I walked about a mile from Jefferson House Bed and Breakfast, where I was staying just outside downtown Kansas City, Missouri, to one of the city’s premier attractions—Union Station. I wasn’t headed there to board a train for somewhere else, but rather to see the station itself and its magnificent evolution from a class of train stations that epitomized the thrill of rail travel to a crumbling, abandoned relic, to a transformed beauty.
I clambered up the hillside staircases leading to the fantastic National World War I Museum and Memorial for the best view of Union Station. With the skyline of Kansas City in the background and the lively Henry Wollman Bloch Fountain in the foreground, Union Station’s grandeur unfolds in architectural harmony and utilitarian perfection, but its history is not as seamless.
After three years of construction, the massive Beaux Arts station with its trio of tremendous arched entrances opened in 1914 as the third-largest train station in the United States to the largest crowd ever gathered in the city. Nine hundred rooms were spread out over 850,000 square feet of space to accommodate the ever-increasing number of passengers who arrived in and departed from the growing city. In 1917, nearly 80,000 trains rolled through the station, and in 1945, more than 678,000 passengers boarded and disembarked here. Post-war, however, with expanded interstates and a booming airline industry, rail traffic started to decline. Only a year after the station was designated a National Historic Place in 1972, passenger traffic had fallen by a whopping 95 percent. Amtrak discontinued service in 1985 (after two years of operating under a plastic bubble inside the station to protect employees and riders from the pieces of crumbling ceiling that were falling to the floor), and the station was completely closed and abandoned. After more than a decade of desertion, voters in four counties approved a tiny sales tax (one-eighth of one cent) to raise funds to save and redevelop the station. After meticulous repairs, restorations, and the removal of 10 million pounds of debris, Union Station reopened to great fanfare in 1999.
I was eager to see how the $250 million project turned out. I entered the station and immediately had to step aside so I could gape at the magnificence of the Grand Hall. First impression: That quarter of a billion dollars had been spent very well.
Indeed, the revitalization of Union Station has revamped it from solely a transportation hub to a cultural and entertainment center. It houses shops, restaurants, a planetarium, both a giant-screen movie theater and a stage theater for live performances, and an interactive science center. It also hosts temporary world-class exhibits in its 20,000-square-foot gallery on the lower level, covering everything from the story of the Titanic to that of Genghis Khan.
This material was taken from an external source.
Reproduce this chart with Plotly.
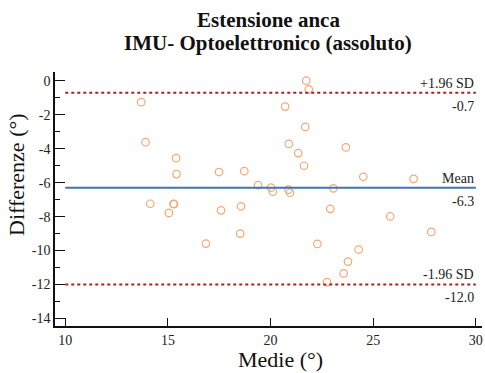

To gain a greater understanding of this magnificent place, I headed upstairs to the museum featuring a history of the station and rail service in general. Artifacts in glass showcases explain the glamor of rail travel over the decades, covering everything from porters’ uniforms to the finest menus to the story of the Fred Harvey Company, owner of a chain of restaurants and hotels that was well-regarded for its good food, fine customer service, preservation of local traditions, and decent treatment of its employees, including the popular service staff: all white women, all single, all young, and all of good character, attractive, and intelligent. In addition to their salaries, they received room and board and were subject to such restrictions as a 10 p.m. curfew, enforced by a house mother, and beauty protocols (no makeup, and hair restrained in a net). These clean-cut, “marriageable” women became so popular that their story was turned into a 1942 novel and a 1946 musical movie starring Judy Garland.
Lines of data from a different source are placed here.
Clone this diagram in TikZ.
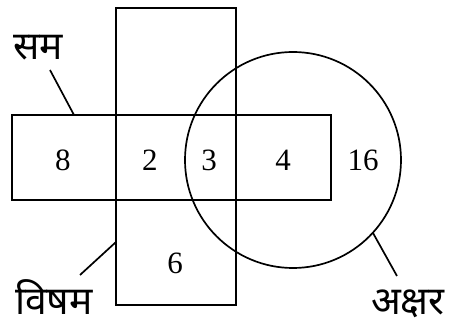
\documentclass[tikz,border=0pt]{standalone}
\usepackage{fontspec}
\setmainfont{Liberation Serif}
\newfontfamily\devfont[Script=Devanagari]{Noto Sans}
\usetikzlibrary{positioning}

\begin{document}
\begin{tikzpicture}[x=1pt,y=-1pt,line width=1.7pt,
 region/.style={draw,inner sep=0pt},
 num/.style={font=\fontsize{31}{32}\selectfont,inner sep=0pt},
 tag/.style={font=\devfont\fontsize{39}{40}\selectfont,inner sep=0pt}]
\useasboundingbox (0,0) rectangle (451,326);
\node[region,minimum width=319pt,minimum height=85pt] (even) at (171.5,157.5) {};
\node[region,minimum width=120pt,minimum height=297pt] (odd) at (176,156.5) {};
\node[region,circle,minimum size=216pt] (letter) at (293,160) {};
\node[num] (n8) at (63,160) {8};
\node[num] (n2) at (150,160) {2};
\node[num] (n3) at (209,160) {3};
\node[num] (n4) at (283,160) {4};
\node[num] (n16) at (363,160) {16};
\node[num] (n6) at (175,263) {6};
\node[tag] (sam) at (38,48) {सम};
\node[tag] (visham) at (54,297) {विषम};
\node[tag] (akshar) at (408,304) {अक्षर};
% pointer lines
\coordinate (samstart) at (50,70);
\coordinate (samend) at (74,115);
\coordinate (vishamstart) at (80,275);
\coordinate (vishamend) at (116,242);
\coordinate (aksharstart) at (397,276);
\coordinate (aksharend) at (373,233);
\draw (samstart) -- (samend);
\draw (vishamstart) -- (vishamend);
\draw (aksharstart) -- (aksharend);
\end{tikzpicture}
\end{document}
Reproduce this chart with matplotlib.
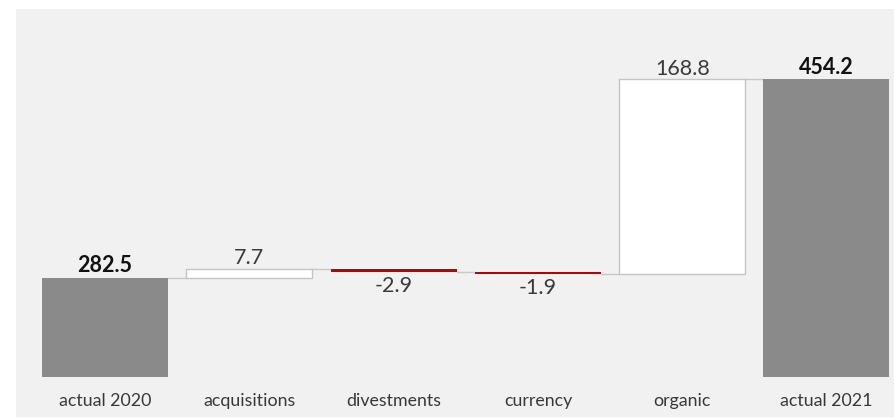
import matplotlib
matplotlib.use("Agg")
import matplotlib.pyplot as plt
from matplotlib.transforms import blended_transform_factory

categories = ['actual 2020', 'acquisitions', 'divestments', 'currency', 'organic', 'actual 2021']
values = [282.5, 7.7, -2.9, -1.9, 168.8, 454.2]
kinds = ['total', 'delta', 'delta', 'delta', 'delta', 'total']
labels = ['282.5', '7.7', '-2.9', '-1.9', '168.8', '454.2']

BASE = 196.8
plt.rcParams['font.family'] = ['Lato', 'DejaVu Sans']

fig = plt.figure(figsize=(8.94, 4.18), dpi=100)
fig.patch.set_facecolor('white')
ax = fig.add_axes([16/894, 1/418, 878/894, 408/418])
ax.set_facecolor('#f1f1f1')
for s in ax.spines.values():
    s.set_visible(False)
ax.set_xticks([])
ax.set_yticks([])
ax.set_xlim(-0.617, 5.468)
ax.set_ylim(161.9, 515.0)

W = 0.873
VFS = 15.5
running = 0.0
tops = []
for i, (v, k) in enumerate(zip(values, kinds)):
    if k == 'total':
        bottom, height = BASE, v - BASE
        ax.bar(i, height, bottom=bottom, width=W, color='#8a8a8a', edgecolor='none', zorder=3)
        running = v
        ax.annotate(labels[i], (i, v), xytext=(0, 1.0), textcoords='offset points',
                    ha='center', va='bottom', fontsize=VFS, fontweight='bold', color='#111111')
    else:
        bottom = running
        if v >= 0:
            ax.bar(i, v, bottom=bottom, width=W, color='white', edgecolor='#c4c4c4', linewidth=1, zorder=3)
            ax.annotate(labels[i], (i, running + v), xytext=(0, 0.5), textcoords='offset points',
                        ha='center', va='bottom', fontsize=VFS, fontweight='normal', color='#3a3a3a')
        else:
            ax.bar(i, v, bottom=bottom, width=W, color='#c00000', edgecolor='none', zorder=3)
            ax.annotate(labels[i], (i, running + v), xytext=(0, -2.5), textcoords='offset points',
                        ha='center', va='top', fontsize=VFS, fontweight='normal', color='#3a3a3a')
        running += v
    tops.append(running)

for i in range(len(values) - 1):
    ax.plot([i + W/2, i + 1 - W/2], [tops[i], tops[i]], color='#c8c8c8', lw=1, zorder=2)

trans = blended_transform_factory(ax.transData, ax.transAxes)
for i, c in enumerate(categories):
    ax.text(i, 0.038, c, transform=trans, ha='center', va='center', fontsize=12.8, color='#383838')

fig.savefig('out.png', dpi=100, facecolor='white')
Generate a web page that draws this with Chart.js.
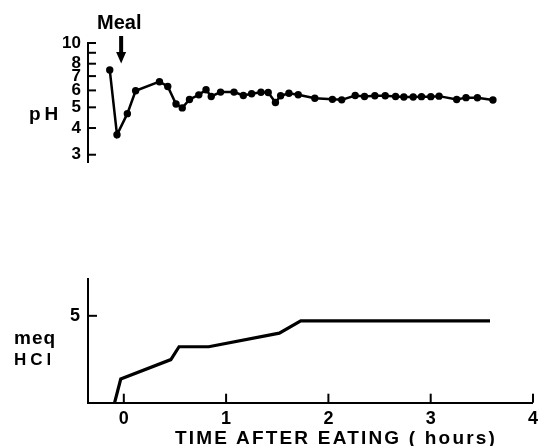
<!DOCTYPE html>
<html>
<head>
<meta charset="utf-8">
<script src="https://cdn.jsdelivr.net/npm/chart.js"></script>
<style>
body { margin: 0; background: #fff; }
#wrap { position: relative; width: 544px; height: 446px; overflow: hidden; font-family: "Liberation Sans", Arial, sans-serif; font-weight: bold; color: #000; }
#wrap canvas { position: absolute; left: 0; }
.lbl { position: absolute; white-space: nowrap; line-height: 1; }
</style>
</head>
<body>
<div id="wrap">
  <canvas id="phChart" width="544" height="180" style="top:0"></canvas>
  <canvas id="hclChart" width="544" height="186" style="top:260px"></canvas>
  <div class="lbl" style="left:97px;top:12px;font-size:20px">Meal</div>
  <div class="lbl" style="left:29px;top:104px;font-size:19px;letter-spacing:4px">pH</div>
  <div class="lbl" style="left:14px;top:328px;font-size:19px;letter-spacing:1px">meq</div>
  <div class="lbl" style="left:14px;top:351px;font-size:17px;letter-spacing:4px">HCl</div>
  <div class="lbl" style="left:175px;top:428px;font-size:19px;letter-spacing:2.2px">TIME AFTER EATING ( hours)</div>
</div>
<script>
// time after eating (hours) and pH of each sample
const phHours = [-0.14, -0.07, 0.03, 0.11, 0.34, 0.42, 0.50, 0.56, 0.63, 0.72, 0.79, 0.84, 0.93, 1.06, 1.15, 1.23, 1.32, 1.39, 1.46, 1.51, 1.59, 1.68, 1.84, 2.01, 2.10, 2.23, 2.32, 2.42, 2.52, 2.62, 2.70, 2.79, 2.87, 2.96, 3.04, 3.21, 3.30, 3.41, 3.56];
const phValues = [7.48, 3.72, 4.67, 5.98, 6.59, 6.26, 5.18, 4.97, 5.44, 5.72, 6.04, 5.62, 5.89, 5.89, 5.68, 5.79, 5.88, 5.87, 5.27, 5.66, 5.82, 5.73, 5.51, 5.45, 5.42, 5.68, 5.62, 5.66, 5.66, 5.62, 5.59, 5.59, 5.61, 5.61, 5.64, 5.44, 5.55, 5.54, 5.41];

// cumulative acid output
const hclHours = [-0.09, -0.03, 0.46, 0.54, 0.83, 1.52, 1.73, 3.58];
const hclValues = [0, 1.36, 2.48, 3.22, 3.22, 4.0, 4.71, 4.71];

const phTicks = [3, 4, 5, 6, 7, 8, 9, 10];
const phTickLabels = ['3', '4', '5', '6', '7', '8', '', '10'];
const hourTicks = [0, 1, 2, 3, 4];
const hclTicks = [5];
const mealHour = -0.03;

const FONT = '"Liberation Sans", Arial, sans-serif';

// tick marks pointing into the plot, plus the meal arrow
const innerTicks = {
    id: 'innerTicks',
    afterDraw(chart, args, opts) {
        const ctx = chart.ctx;
        const {left, bottom} = chart.chartArea;
        ctx.save();
        ctx.strokeStyle = '#000';
        ctx.fillStyle = '#000';
        ctx.lineWidth = 2;
        (opts.y || []).forEach(v => {
            const y = chart.scales.y.getPixelForValue(v);
            ctx.beginPath(); ctx.moveTo(left, y); ctx.lineTo(left + opts.len, y); ctx.stroke();
        });
        (opts.x || []).forEach(v => {
            const x = chart.scales.x.getPixelForValue(v);
            ctx.beginPath(); ctx.moveTo(x, bottom); ctx.lineTo(x, bottom - opts.len); ctx.stroke();
        });
        if (opts.arrow !== undefined) {
            const x = chart.scales.x.getPixelForValue(opts.arrow);
            ctx.fillRect(x - 2, 36, 4, 17);
            ctx.beginPath();
            ctx.moveTo(x - 5, 52); ctx.lineTo(x + 5, 52); ctx.lineTo(x, 63.5);
            ctx.closePath(); ctx.fill();
        }
        ctx.restore();
    }
};

function fixedWidth(w) { return s => { s.width = w; }; }

new Chart(document.getElementById('phChart'), {
    type: 'scatter',
    data: {
        datasets: [{
            data: phHours.map((x, i) => ({x: x, y: phValues[i]})),
            showLine: true,
            borderColor: '#000',
            borderWidth: 2.5,
            pointRadius: 3.7,
            pointBackgroundColor: '#000',
            pointBorderWidth: 0
        }]
    },
    options: {
        responsive: false,
        animation: false,
        layout: { padding: { top: 43, right: 5.5, bottom: 9.6, left: 0 } },
        plugins: {
            legend: { display: false },
            tooltip: { enabled: false },
            innerTicks: { y: phTicks, len: 8, arrow: mealHour }
        },
        scales: {
            x: { type: 'linear', min: -0.35, max: 4, display: false },
            y: {
                type: 'logarithmic',
                min: 2.75,
                max: 10,
                afterFit: fixedWidth(88),
                afterBuildTicks: s => { s.ticks = phTicks.map(v => ({value: v})); },
                grid: { display: false, drawTicks: false },
                border: { display: true, color: '#000', width: 2 },
                ticks: {
                    color: '#000',
                    autoSkip: false,
                    padding: 7,
                    font: { family: FONT, size: 17, weight: 'bold' },
                    callback: v => phTickLabels[phTicks.indexOf(v)]
                }
            }
        }
    },
    plugins: [innerTicks]
});

new Chart(document.getElementById('hclChart'), {
    type: 'scatter',
    data: {
        datasets: [{
            data: hclHours.map((x, i) => ({x: x, y: hclValues[i]})),
            showLine: true,
            borderColor: '#000',
            borderWidth: 3.2,
            pointRadius: 0
        }]
    },
    options: {
        responsive: false,
        animation: false,
        layout: { padding: { top: 15, right: 5.5, bottom: 0, left: 0 } },
        plugins: {
            legend: { display: false },
            tooltip: { enabled: false },
            innerTicks: { y: hclTicks, x: hourTicks, len: 9 }
        },
        scales: {
            x: {
                type: 'linear',
                min: -0.35,
                max: 4,
                afterFit: s => { s.height = 43.3; },
                afterBuildTicks: s => { s.ticks = hourTicks.map(v => ({value: v})); },
                grid: { display: false, drawTicks: false },
                border: { display: true, color: '#000', width: 2 },
                ticks: { color: '#000', padding: 6, font: { family: FONT, size: 18, weight: 'bold' } }
            },
            y: {
                min: 0,
                max: 7.13,
                afterFit: fixedWidth(88),
                afterBuildTicks: s => { s.ticks = hclTicks.map(v => ({value: v})); },
                grid: { display: false, drawTicks: false },
                border: { display: true, color: '#000', width: 2 },
                ticks: { color: '#000', padding: 8, font: { family: FONT, size: 18, weight: 'bold' } }
            }
        }
    },
    plugins: [innerTicks]
});
</script>
</body>
</html>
I headed back down to the ground floor to the Grand Hall and passed under the three chandeliers weighing 3,500 pounds each that hang from the fully, and beautifully, restored coffered ceiling, 95 feet above me. The highly polished marble floor reflects the light pouring in through tremendous windows.
A clock with a six-foot diameter is suspended from the arch that separates the Grand Hall from the North Waiting Room (now called Grand Plaza). The clock keeps passengers on time to board their train, now that Amtrak restored service in 2002. I walked through the huge Grand Plaza, with its second-story windows flooding the space with light, which can hold up to 10,000 people. You never know who’ll be there—teenagers in tuxedos and gowns posing for prom pictures one day, job seekers attending a career fair the next.
At the far end, I found the entrance to the permanent KC Rail Experience that celebrates the excitement of railroads via an 8,000-square-foot model train setup that’s wonderfully entertaining for visitors of all ages, regardless of whether you ever had a model train set in your own home. Freight and passenger trains run the course of the tracks, through towns, into and out of tunnels, across bridges, past stations. The exhibit plays fast and loose with the uniformity of scale here and there, and throws in a bit of unrealistic whimsy (look for the Tyrannosaurus rex crashing through a rail trestle bridge), but you’ll be utterly captivated by the extent and details of the sprawling display.
Between its cultural and entertainment options, its dining options (score a table for lunch at the open-air Harvey’s at Union Station to look down on all the action, and pick up chocolate-mint cookies at the Rocky Mountain Chocolate Factory for snacks later on), it’s easy to spend an entire day here. And I would recommend you do.